La historia tiene dos mil años, pero es tan desconcertante que podríamos
decir que es nueva, demasiado nueva para personas que somos deudoras de una concepción
equilibrista de la justicia: “tanto has hecho, tanto mereces”. Jesús, a diferencia
de algunos movimientos actuales, no tolera el adulterio. Considera que es una
afrenta al amor. Pero sabe también que el mejor modo de ayudar a la mujer adúltera
a superar su pecado no es la condena –como querían los biempensantes de su
tiempo– sino el perdón que abre las puertas del futuro. Solo los fuertes pueden
perdonar sin sentirse disminuidos. Por otra parte, en el relato no aparece por
ninguna parte el varón. El peso de la ley suele recaer siempre sobre los que
menos cuentan; en este caso, la mujer “sorprendida
en flagrante adulterio”. Me impresiona la escena en la que, una vez que
todos se han marchado (la traducción litúrgica dice que “se fueron escabullendo uno a uno”) se quedan solos Jesús y la mujer.
¿Qué conversación cabe entre una acusada y alguien que es presentado como juez?
La iniciativa la toma Jesús. No espera a que la mujer le pida perdón o muestre
alguna señal de arrepentimiento. Aquí no se siguen los cinco pasos clásicos de
la confesión.
Falta una semana para el comienzo de la Semana Santa. Muchos hacen planes
de salida. Aunque ahora esté nevando en algunas zonas de España, la Semana
Santa se asocia a las “vacaciones de primavera”. Está bien tomarse un respiro
al comienzo de esta estación.

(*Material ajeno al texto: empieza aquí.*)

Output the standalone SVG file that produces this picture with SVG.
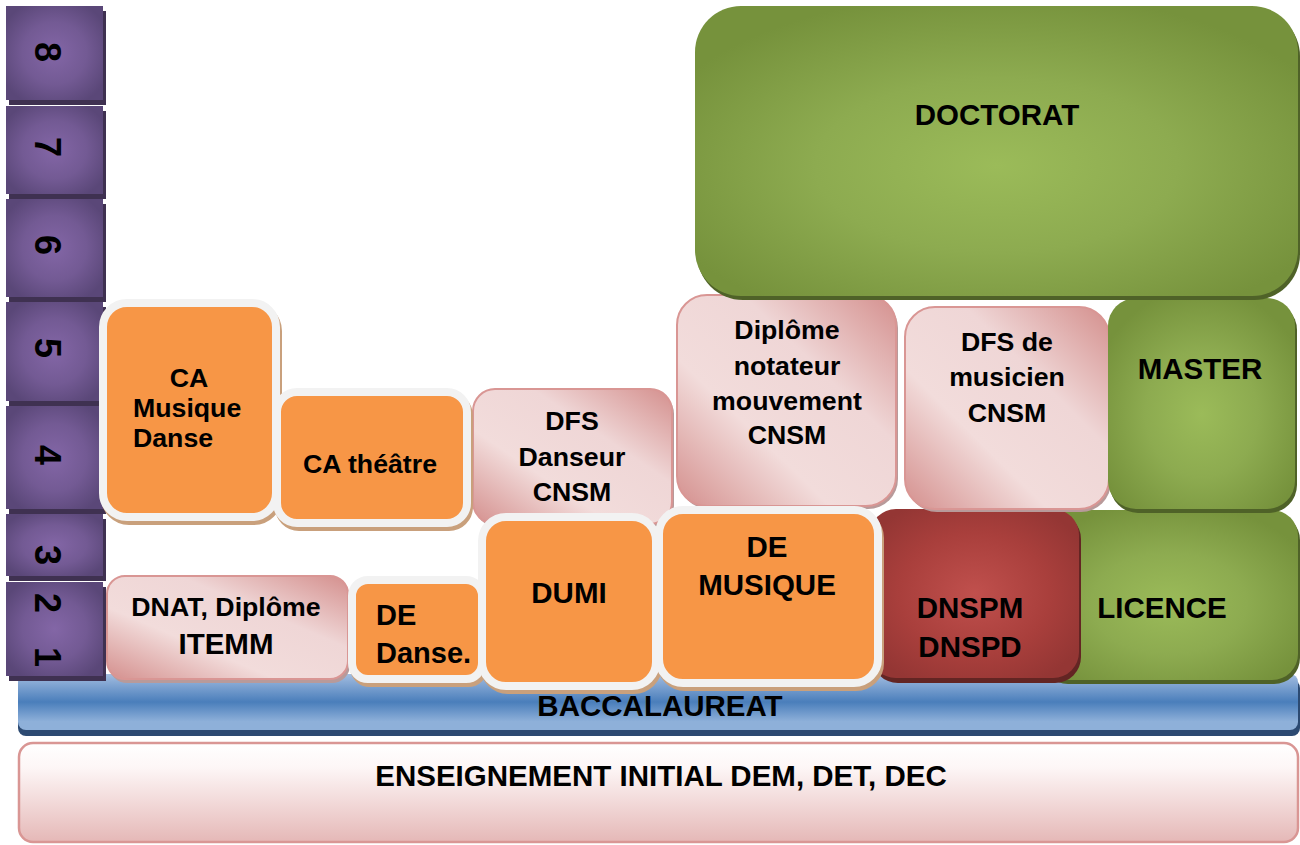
<svg xmlns="http://www.w3.org/2000/svg" width="1300" height="845" viewBox="0 0 1300 845">
<defs>
<radialGradient id="gPurple" cx="0.5" cy="0.5" r="0.6">
<stop offset="0" stop-color="#8366a6"/><stop offset="0.55" stop-color="#735a94"/><stop offset="1" stop-color="#5a4778"/>
</radialGradient>
<radialGradient id="gGreen" cx="0.5" cy="0.55" r="0.6">
<stop offset="0" stop-color="#9bbb59"/><stop offset="0.5" stop-color="#8dab50"/><stop offset="1" stop-color="#76923c"/>
</radialGradient>
<radialGradient id="gRed" cx="0.5" cy="0.5" r="0.6">
<stop offset="0" stop-color="#c0504d"/><stop offset="0.6" stop-color="#a93f3c"/><stop offset="1" stop-color="#943634"/>
</radialGradient>
<linearGradient id="gPink" x1="1" y1="0" x2="0" y2="1">
<stop offset="0" stop-color="#d48f8d"/><stop offset="0.35" stop-color="#efd6d6"/><stop offset="0.65" stop-color="#f2dcdb"/><stop offset="1" stop-color="#d48f8d"/>
</linearGradient>
<linearGradient id="gBlue" x1="0" y1="0" x2="0" y2="1">
<stop offset="0" stop-color="#a3bde0"/><stop offset="0.5" stop-color="#4a7ebb"/><stop offset="0.85" stop-color="#8eb0d9"/><stop offset="1" stop-color="#8eb0d9"/>
</linearGradient>
<linearGradient id="gBase" x1="0" y1="0" x2="0" y2="1">
<stop offset="0" stop-color="#ffffff"/><stop offset="0.25" stop-color="#fdf6f6"/><stop offset="1" stop-color="#e5b8b7"/>
</linearGradient>
<style>
text{font-family:"Liberation Sans",Arial,sans-serif;font-weight:bold;fill:#000}
.t26{font-size:26.7px;text-anchor:middle}
.t28{font-size:29.5px;text-anchor:middle}
.num{font-size:36px;text-anchor:middle}
.cell{fill:url(#gPurple)}
.cellsh{fill:#3f3151}
.or{fill:#f79646;stroke:#f2f2f2;stroke-width:8}
.orsh{fill:#c9a07c;stroke:#c9a07c;stroke-width:8}
.pk{fill:url(#gPink);stroke:#d99694;stroke-width:2}
.pksh{fill:#b89a9a}
.gr{fill:url(#gGreen)}
.grsh{fill:#4f6228}
.rd{fill:url(#gRed)}
.rdsh{fill:#632523}
</style>
</defs>

<g id="enseignement">
<rect x="19" y="743" width="1279" height="99" rx="14" fill="url(#gBase)" stroke="#d99694" stroke-width="2.5"/>
<text class="t28" x="661" y="786" font-size="30.5">ENSEIGNEMENT INITIAL DEM, DET, DEC</text>
</g>

<g id="baccalaureat">
<rect x="18" y="680" width="1282" height="56" rx="8" fill="#2c4a72"/>
<rect x="18" y="674" width="1280" height="56" rx="8" fill="url(#gBlue)"/>
<text class="t28" x="660" y="716" font-size="30.5">BACCALAUREAT</text>
</g>

<g id="niveaux">
<rect class="cellsh" x="9" y="11" width="97" height="94"/>
<rect class="cell" x="6" y="6" width="97" height="94"/>
<rect class="cellsh" x="9" y="111" width="97" height="88"/>
<rect class="cell" x="6" y="106" width="97" height="88"/>
<rect class="cellsh" x="9" y="204" width="97" height="98"/>
<rect class="cell" x="6" y="199" width="97" height="98"/>
<rect class="cellsh" x="9" y="307" width="97" height="99"/>
<rect class="cell" x="6" y="302" width="97" height="99"/>
<rect class="cellsh" x="9" y="411" width="97" height="103"/>
<rect class="cell" x="6" y="406" width="97" height="103"/>
<rect class="cellsh" x="9" y="519" width="97" height="62"/>
<rect class="cell" x="6" y="514" width="97" height="62"/>
<rect class="cellsh" x="9" y="587" width="97" height="94"/>
<rect class="cell" x="6" y="582" width="97" height="94"/>
<text class="num" transform="translate(35,52) rotate(90)">8</text>
<text class="num" transform="translate(35,147) rotate(90)">7</text>
<text class="num" transform="translate(35,245) rotate(90)">6</text>
<text class="num" transform="translate(35,348) rotate(90)">5</text>
<text class="num" transform="translate(35,455) rotate(90)">4</text>
<text class="num" transform="translate(35,555) rotate(90)">3</text>
<text class="num" transform="translate(35,603) rotate(90)">2</text>
<text class="num" transform="translate(35,657) rotate(90)">1</text>
</g>

<g id="licence">
<rect class="grsh" x="1042" y="514" width="258" height="170" rx="26"/>
<rect class="gr" x="1040" y="510" width="258" height="170" rx="26"/>
<text class="t28" x="1162" y="618" font-size="30.5">LICENCE</text>
</g>

<g id="dnspm">
<rect class="rdsh" x="872" y="513" width="209" height="170" rx="26"/>
<rect class="rd" x="870" y="509" width="209" height="169" rx="26"/>
<text class="t28" x="970" y="618" font-size="29">DNSPM</text>
<text class="t28" x="970" y="657" font-size="29">DNSPD</text>
</g>

<g id="dfs-musicien">
<rect class="pksh" x="907" y="310" width="204" height="202" rx="30"/>
<rect class="pk" x="905" y="307" width="204" height="202" rx="30"/>
<text class="t26" x="1007" y="351">DFS de</text>
<text class="t26" x="1007" y="386">musicien</text>
<text class="t26" x="1007" y="422">CNSM</text>
</g>

<g id="master">
<rect class="grsh" x="1110" y="302" width="187" height="211" rx="28"/>
<rect class="gr" x="1108" y="298" width="187" height="211" rx="28"/>
<text class="t28" x="1200" y="379">MASTER</text>
</g>

<g id="notateur">
<rect class="pksh" x="679" y="298" width="219" height="211" rx="30"/>
<rect class="pk" x="677" y="295" width="219" height="211" rx="30"/>
<text class="t26" x="787" y="339" font-size="26.3">Diplôme</text>
<text class="t26" x="787" y="375" font-size="26.3">notateur</text>
<text class="t26" x="787" y="410" font-size="26.3">mouvement</text>
<text class="t26" x="787" y="444" font-size="26.3">CNSM</text>
</g>

<g id="doctorat">
<rect class="grsh" x="697" y="10" width="603" height="290" rx="46"/>
<rect class="gr" x="695" y="6" width="603" height="290" rx="46"/>
<text class="t28" x="997" y="125">DOCTORAT</text>
</g>

<g id="dnat">
<rect class="pksh" x="109" y="580" width="241" height="103" rx="18"/>
<rect class="pk" x="107" y="576" width="241" height="103" rx="18"/>
<text class="t26" x="226" y="616" font-size="27">DNAT, Diplôme</text>
<text class="t28" x="226" y="654" font-size="30.5">ITEMM</text>
</g>

<g id="dfs-danseur">
<rect class="pksh" x="475" y="392" width="199" height="135" rx="22"/>
<rect class="pk" x="473" y="389" width="199" height="135" rx="22"/>
<text class="t26" x="572" y="430">DFS</text>
<text class="t26" x="572" y="466">Danseur</text>
<text class="t26" x="572" y="501">CNSM</text>
</g>

<g id="ca-musique">
<rect class="orsh" x="105" y="307" width="173" height="214" rx="24"/>
<rect class="or" x="103" y="303" width="173" height="214" rx="24"/>
<text class="t26" x="189" y="387">CA</text>
<text x="133" y="417" font-size="26.7">Musique</text>
<text x="133" y="447" font-size="26.7">Danse</text>
</g>

<g id="ca-theatre">
<rect class="orsh" x="279" y="396" width="190" height="131" rx="20"/>
<rect class="or" x="277" y="392" width="190" height="131" rx="20"/>
<text class="t26" x="370" y="473">CA théâtre</text>
</g>

<g id="de-danse">
<rect class="orsh" x="354" y="584" width="130" height="99" rx="16"/>
<rect class="or" x="352" y="580" width="130" height="99" rx="16"/>
<text x="376" y="625" font-size="29">DE</text>
<text x="376" y="663" font-size="29">Danse.</text>
</g>

<g id="dumi">
<rect class="orsh" x="484" y="521" width="174" height="169" rx="24"/>
<rect class="or" x="482" y="517" width="174" height="169" rx="24"/>
<text class="t28" x="569" y="603" font-size="29">DUMI</text>
</g>

<g id="de-musique">
<rect class="orsh" x="661" y="514" width="219" height="173" rx="24"/>
<rect class="or" x="659" y="510" width="219" height="173" rx="24"/>
<text class="t28" x="767" y="557" font-size="30">DE</text>
<text class="t28" x="767" y="595" font-size="30">MUSIQUE</text>
</g>

<g id="connectors"></g>
</svg>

Muchas personas dicen que necesitan “desconectar”.
Usan este verbo tecnológico. Se supone que están “conectadas” a algo que no
produce energía y ganas de vivir, sino, más bien, estrés y desencanto. Las
personas sencillas no necesitan “desconectar” de nada porque están “conectadas”
a la fuente de la vida. Para ellas, la vida cotidiana no es un potro de tortura
del que tengan que huir, sino el escenario en el que conjugan los verbos creer,
amar y esperar con naturalidad. Imagino que la mujer adúltera, de la que el
Evangelio no dice su nombre, regresó a su vida cotidiana con ganas de contagiar
el perdón que había recibido. Jesús le dijo “en adelante, no peques más”, pero,
en realidad, su mensaje sonaría de otra manera: “En adelante, no dejes de amar”.
O sea, conéctate a la fuente del amor. Disfruta donándolo. Verás cómo entonces no
necesitas buscar un amor furtivo. Feliz domingo desde Córdoba, Argentina.